* [Written instruction] Extract, in full, the lines below, beginning at the first and ending with the line that contains "80, 90, 100];". Pictures do not belong in the copy.

::::::

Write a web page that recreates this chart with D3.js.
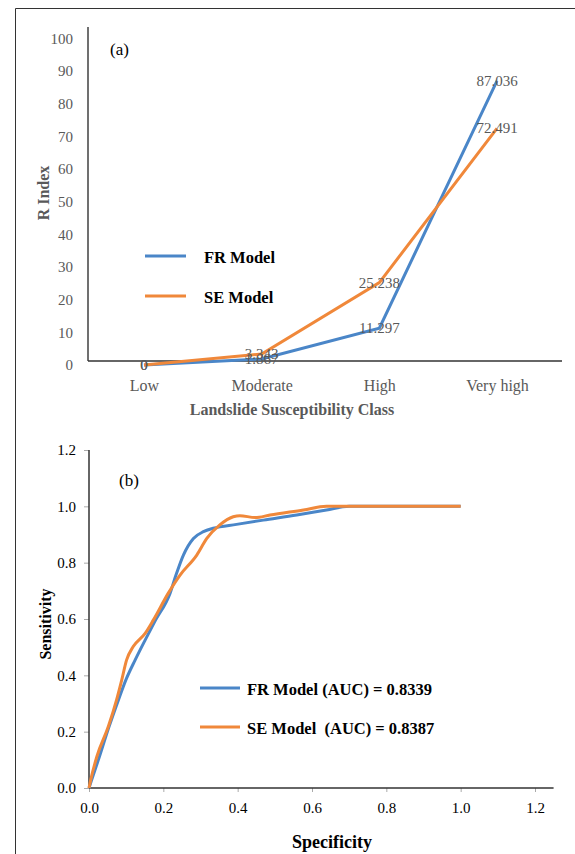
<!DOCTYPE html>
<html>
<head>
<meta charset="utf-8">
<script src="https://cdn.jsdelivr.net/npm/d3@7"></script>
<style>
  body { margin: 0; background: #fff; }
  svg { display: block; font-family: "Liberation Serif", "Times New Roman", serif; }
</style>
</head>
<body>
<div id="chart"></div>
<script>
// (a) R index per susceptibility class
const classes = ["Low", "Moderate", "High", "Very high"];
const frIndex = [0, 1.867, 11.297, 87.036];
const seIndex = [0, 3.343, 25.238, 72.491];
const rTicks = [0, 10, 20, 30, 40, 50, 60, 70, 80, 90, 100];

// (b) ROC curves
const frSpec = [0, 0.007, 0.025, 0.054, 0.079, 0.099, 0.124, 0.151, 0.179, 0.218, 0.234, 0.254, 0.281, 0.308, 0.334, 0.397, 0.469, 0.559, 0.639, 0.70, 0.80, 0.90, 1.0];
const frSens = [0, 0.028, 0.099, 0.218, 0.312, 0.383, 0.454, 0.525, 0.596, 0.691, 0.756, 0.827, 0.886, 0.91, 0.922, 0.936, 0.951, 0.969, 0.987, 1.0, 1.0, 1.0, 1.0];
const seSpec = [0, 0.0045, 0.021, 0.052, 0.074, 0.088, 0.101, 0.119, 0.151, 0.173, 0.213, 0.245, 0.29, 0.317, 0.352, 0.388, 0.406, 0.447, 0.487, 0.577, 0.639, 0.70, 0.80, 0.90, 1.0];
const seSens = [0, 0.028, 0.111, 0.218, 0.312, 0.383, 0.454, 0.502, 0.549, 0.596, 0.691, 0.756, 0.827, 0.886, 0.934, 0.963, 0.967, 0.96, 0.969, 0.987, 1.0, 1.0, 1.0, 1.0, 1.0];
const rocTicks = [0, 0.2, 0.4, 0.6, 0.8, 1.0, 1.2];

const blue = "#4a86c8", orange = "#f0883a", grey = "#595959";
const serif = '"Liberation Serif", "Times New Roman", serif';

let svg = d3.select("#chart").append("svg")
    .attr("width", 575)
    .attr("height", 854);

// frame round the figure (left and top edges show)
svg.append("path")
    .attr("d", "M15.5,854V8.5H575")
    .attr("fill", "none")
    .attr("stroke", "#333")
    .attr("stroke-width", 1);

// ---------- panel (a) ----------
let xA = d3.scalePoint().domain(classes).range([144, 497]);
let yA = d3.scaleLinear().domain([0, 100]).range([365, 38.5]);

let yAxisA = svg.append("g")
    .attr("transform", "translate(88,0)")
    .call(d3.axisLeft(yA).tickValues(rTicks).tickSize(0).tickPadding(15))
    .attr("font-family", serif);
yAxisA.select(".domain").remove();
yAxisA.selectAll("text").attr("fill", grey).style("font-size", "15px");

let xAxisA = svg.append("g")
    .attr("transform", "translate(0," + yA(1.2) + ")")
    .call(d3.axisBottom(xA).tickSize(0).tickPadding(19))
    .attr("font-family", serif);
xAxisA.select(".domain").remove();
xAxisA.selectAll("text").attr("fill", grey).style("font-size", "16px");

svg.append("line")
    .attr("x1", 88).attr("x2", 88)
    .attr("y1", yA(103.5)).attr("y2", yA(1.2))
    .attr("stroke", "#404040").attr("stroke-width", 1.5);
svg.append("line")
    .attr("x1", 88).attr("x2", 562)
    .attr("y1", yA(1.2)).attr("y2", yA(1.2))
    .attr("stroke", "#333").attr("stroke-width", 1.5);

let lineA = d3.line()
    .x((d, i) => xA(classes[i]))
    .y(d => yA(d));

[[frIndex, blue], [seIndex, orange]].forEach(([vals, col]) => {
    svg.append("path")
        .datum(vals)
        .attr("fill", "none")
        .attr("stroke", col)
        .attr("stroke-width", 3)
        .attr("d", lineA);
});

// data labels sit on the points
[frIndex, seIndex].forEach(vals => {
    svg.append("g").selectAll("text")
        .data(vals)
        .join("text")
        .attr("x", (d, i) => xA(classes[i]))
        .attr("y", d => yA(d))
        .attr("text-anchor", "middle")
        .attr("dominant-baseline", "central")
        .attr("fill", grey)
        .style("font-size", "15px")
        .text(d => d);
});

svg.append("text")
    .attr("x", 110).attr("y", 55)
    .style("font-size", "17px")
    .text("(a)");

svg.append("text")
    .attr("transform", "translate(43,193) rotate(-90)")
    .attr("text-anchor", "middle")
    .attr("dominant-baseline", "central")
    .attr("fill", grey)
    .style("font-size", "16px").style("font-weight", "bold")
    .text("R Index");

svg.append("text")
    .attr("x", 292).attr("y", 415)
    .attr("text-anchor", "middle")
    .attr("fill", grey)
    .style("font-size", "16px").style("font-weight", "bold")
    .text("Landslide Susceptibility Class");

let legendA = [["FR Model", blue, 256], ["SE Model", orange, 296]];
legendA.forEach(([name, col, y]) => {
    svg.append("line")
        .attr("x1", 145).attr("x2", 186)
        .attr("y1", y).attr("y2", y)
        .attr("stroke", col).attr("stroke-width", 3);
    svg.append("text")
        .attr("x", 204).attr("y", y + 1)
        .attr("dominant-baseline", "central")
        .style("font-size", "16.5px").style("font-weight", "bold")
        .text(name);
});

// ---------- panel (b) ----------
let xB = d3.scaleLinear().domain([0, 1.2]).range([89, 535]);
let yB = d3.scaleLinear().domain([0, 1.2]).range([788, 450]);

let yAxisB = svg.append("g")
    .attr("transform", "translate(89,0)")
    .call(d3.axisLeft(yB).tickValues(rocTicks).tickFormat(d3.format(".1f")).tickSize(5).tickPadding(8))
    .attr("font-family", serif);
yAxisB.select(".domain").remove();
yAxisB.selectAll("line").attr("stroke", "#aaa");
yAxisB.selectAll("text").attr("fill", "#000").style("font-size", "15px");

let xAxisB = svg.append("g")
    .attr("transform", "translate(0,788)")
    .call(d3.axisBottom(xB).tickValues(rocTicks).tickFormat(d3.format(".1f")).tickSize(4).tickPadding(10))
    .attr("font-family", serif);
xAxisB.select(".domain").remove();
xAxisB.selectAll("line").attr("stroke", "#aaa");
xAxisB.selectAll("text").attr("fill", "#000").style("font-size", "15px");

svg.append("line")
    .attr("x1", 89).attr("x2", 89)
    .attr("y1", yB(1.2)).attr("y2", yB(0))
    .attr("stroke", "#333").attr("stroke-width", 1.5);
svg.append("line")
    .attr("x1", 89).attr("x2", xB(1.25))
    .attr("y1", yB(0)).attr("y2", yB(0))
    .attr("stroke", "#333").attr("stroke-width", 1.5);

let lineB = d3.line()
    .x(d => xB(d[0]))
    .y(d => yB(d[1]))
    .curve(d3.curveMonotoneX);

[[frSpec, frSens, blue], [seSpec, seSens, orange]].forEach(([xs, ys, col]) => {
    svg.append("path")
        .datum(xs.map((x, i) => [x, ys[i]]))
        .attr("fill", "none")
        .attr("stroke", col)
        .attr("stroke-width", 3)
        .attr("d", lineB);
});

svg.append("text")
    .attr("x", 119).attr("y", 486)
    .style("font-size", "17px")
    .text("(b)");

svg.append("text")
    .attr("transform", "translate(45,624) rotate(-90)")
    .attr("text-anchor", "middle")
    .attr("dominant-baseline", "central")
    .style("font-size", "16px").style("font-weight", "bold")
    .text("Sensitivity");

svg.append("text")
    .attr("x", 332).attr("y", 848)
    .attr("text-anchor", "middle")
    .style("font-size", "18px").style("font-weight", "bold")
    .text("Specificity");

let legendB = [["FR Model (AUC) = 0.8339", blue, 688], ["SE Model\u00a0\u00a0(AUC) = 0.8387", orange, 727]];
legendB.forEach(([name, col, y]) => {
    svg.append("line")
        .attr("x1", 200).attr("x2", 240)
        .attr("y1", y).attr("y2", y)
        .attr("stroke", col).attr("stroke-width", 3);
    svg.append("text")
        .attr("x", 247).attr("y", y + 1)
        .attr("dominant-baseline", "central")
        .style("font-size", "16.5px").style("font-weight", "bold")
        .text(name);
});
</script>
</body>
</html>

::::::

* [Result for this exercise]
Write a web page that recreates this chart with D3.js.
<!DOCTYPE html>
<html>
<head>
<meta charset="utf-8">
<script src="https://cdn.jsdelivr.net/npm/d3@7"></script>
<style>
  body { margin: 0; background: #fff; }
  svg { display: block; font-family: "Liberation Serif", "Times New Roman", serif; }
</style>
</head>
<body>
<div id="chart"></div>
<script>
// (a) R index per susceptibility class
const classes = ["Low", "Moderate", "High", "Very high"];
const frIndex = [0, 1.867, 11.297, 87.036];
const seIndex = [0, 3.343, 25.238, 72.491];
const rTicks = [0, 10, 20, 30, 40, 50, 60, 70, 80, 90, 100];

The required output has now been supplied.